"Some rules were undoubtedly necessary when the Commissioners first commenced dispensing the public money, and I do not express my objection to the absurd position to which these rules are bringing us, from any disrespect to them, nor with an idea that any better course could have been followed by the Government, in the first instance, than the adoption of the 'Parkes—Smith frequent drain system.' This system was correctly applied, and continues to be correctly applied, to absorbent and retentive soils requiring the aeration of frequent drains to counteract their retentive nature; but it is altogether misapplied when adopted in the outcropping surfaces of the free water-bearing strata, which, though equally wet, are frequently drained by a comparatively few drains, at less than half the cost.
"The only circumstance that can excuse the indiscriminate adoption of a parallel system, is the fact, that all drains do some good, and the chances of a cure being greater in proportion to the number of drains, it was not necessary to insist upon that judgment which ten years' experience should now give.
"My views on this point will perhaps be best understood by the following extract from an address I recently delivered. [Extract omitted, see p. 161].
* * * "I use one and a half inch pipes for the upper end of drains (though I prefer two-inch), one half being usually one and a half and the other half two-inch. This for minor drains; the mains run up to 9 or 10 inches, and even 18 inches in size, according to their service.
"There is no doubt sufficient capacity in one-inch pipes for minor drains; but, inasmuch as agricultural laborers are not mathematical scholars, and are apt to lay the pipes without precise junctions, it is best to have the pipes so large as to counteract that degree of carelessness which cannot be prevented. The ordinary price of pipes in this country will run thus: + meaning above, and-below, the prices named:
| 1½ | inch | 15s. | + |
| 2 | " | 20s. | - |
| 3 | " | 30s. | |
| 4 | " | 40s. | + |
| 5 | " | 50s. | + |
| 6 | " | 60s. | + |
"The price of cutting clays 4 feet deep, will vary from 1d. to 1½d. per yard, according to density and mixture with stone; and the price of cutting in mixed soils will vary from 1½d. to 6d., according to the quantity of pick-work and rock, and with respect, also, to the price of agricultural labor. (See my tabular table of cost in Land Drainage and Drainage Systems.)

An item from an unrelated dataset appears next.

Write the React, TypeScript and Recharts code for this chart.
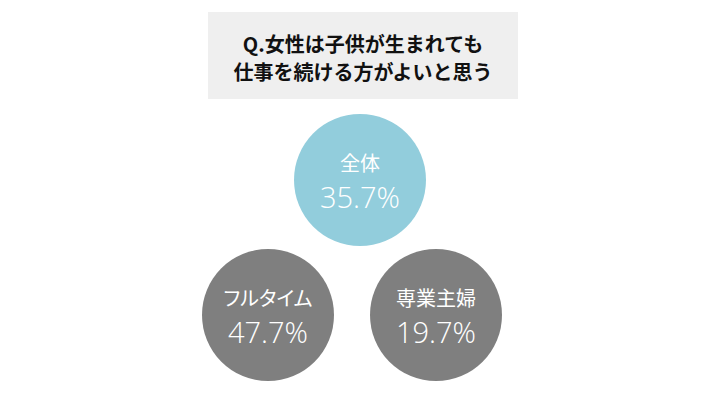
import { Scatter, ScatterChart, XAxis, YAxis } from "recharts";

// 質問文
const questionLines = ["Q.女性は子供が生まれても", "仕事を続ける方がよいと思う"];

// 回答者区分と「そう思う」割合(%)
const groups = ["全体", "フルタイム", "専業主婦"];
const shares = [35.7, 47.7, 19.7];

const CIRCLE_R = 66;
const BLUE = "#92CDDC";
const GRAY = "#7F7F7F";

// 1段目: 全体 / 2段目: 就業形態別
const topRow = [{ name: groups[0], value: shares[0], col: 0.5, row: 0 }];
const bottomRow = groups.slice(1).map((name, i) => ({
  name,
  value: shares[i + 1],
  col: i,
  row: 1,
}));

// 円の中に区分名と割合を2行で書く
function Bubble(props: any) {
  const { cx, cy, payload, fill } = props;
  return (
    <g>
      <circle cx={cx} cy={cy} r={CIRCLE_R} fill={fill} />
      <text
        x={cx}
        y={cy - 9}
        textAnchor="middle"
        fill="#fff"
        fontSize={20}
        fontFamily="'Noto Sans CJK JP', sans-serif"
        style={{ fontFeatureSettings: '"palt"' }}
      >
        {payload.name}
      </text>
      <text
        x={cx}
        y={cy + 28}
        textAnchor="middle"
        fill="#fff"
        fontSize={29}
        fontWeight={300}
        fontFamily="'Open Sans', sans-serif"
      >
        {`${payload.value.toFixed(1)}%`}
      </text>
    </g>
  );
}

export default function App() {
  return (
    <div style={{ position: "absolute", left: 0, top: 0, width: 720, height: 407, background: "#fff" }}>
      <style>{`body{margin:0}`}</style>
      <div
        style={{
          position: "absolute",
          left: 208,
          top: 12,
          width: 310,
          height: 87,
          boxSizing: "border-box",
          paddingTop: 18,
          background: "#EFEFEF",
          textAlign: "center",
          fontFamily: "'Noto Sans CJK JP', sans-serif",
          fontWeight: 700,
          fontSize: 20,
          lineHeight: "28px",
          color: "#111",
        }}
      >
        {questionLines.map((line) => (
          <div key={line}>{line}</div>
        ))}
      </div>
      <ScatterChart width={720} height={407} margin={{ top: 0, right: 0, bottom: 0, left: 0 }}>
        <XAxis
          xAxisId="top"
          type="number"
          dataKey="col"
          domain={[0, 1]}
          padding={{ left: 276, right: 276 }}
          hide
        />
        <XAxis
          xAxisId="bottom"
          type="number"
          dataKey="col"
          domain={[0, 1]}
          padding={{ left: 268, right: 284 }}
          hide
        />
        <YAxis
          type="number"
          dataKey="row"
          domain={[0, 1]}
          reversed
          padding={{ top: 180, bottom: 92 }}
          hide
        />
        <Scatter
          xAxisId="top"
          data={topRow}
          fill={BLUE}
          shape={<Bubble />}
          isAnimationActive={false}
        />
        <Scatter
          xAxisId="bottom"
          data={bottomRow}
          fill={GRAY}
          shape={<Bubble />}
          isAnimationActive={false}
        />
      </ScatterChart>
    </div>
  );
}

"I should have thought it would have been quite worth the while of the American Government to have had a farm of about 500 acres, drained by English hands, under an experienced engineer, as a practical sample of English work, for the study of American agriculturists, with every drain laid down on a plan, with the sizes of the pipes, and all details of soil, and prices of labor and material, set forth.
"I am, dear Sir,
"Yours very faithfully,
"The Hon. H. F. French, Exeter. "J. BAILEY DENTON."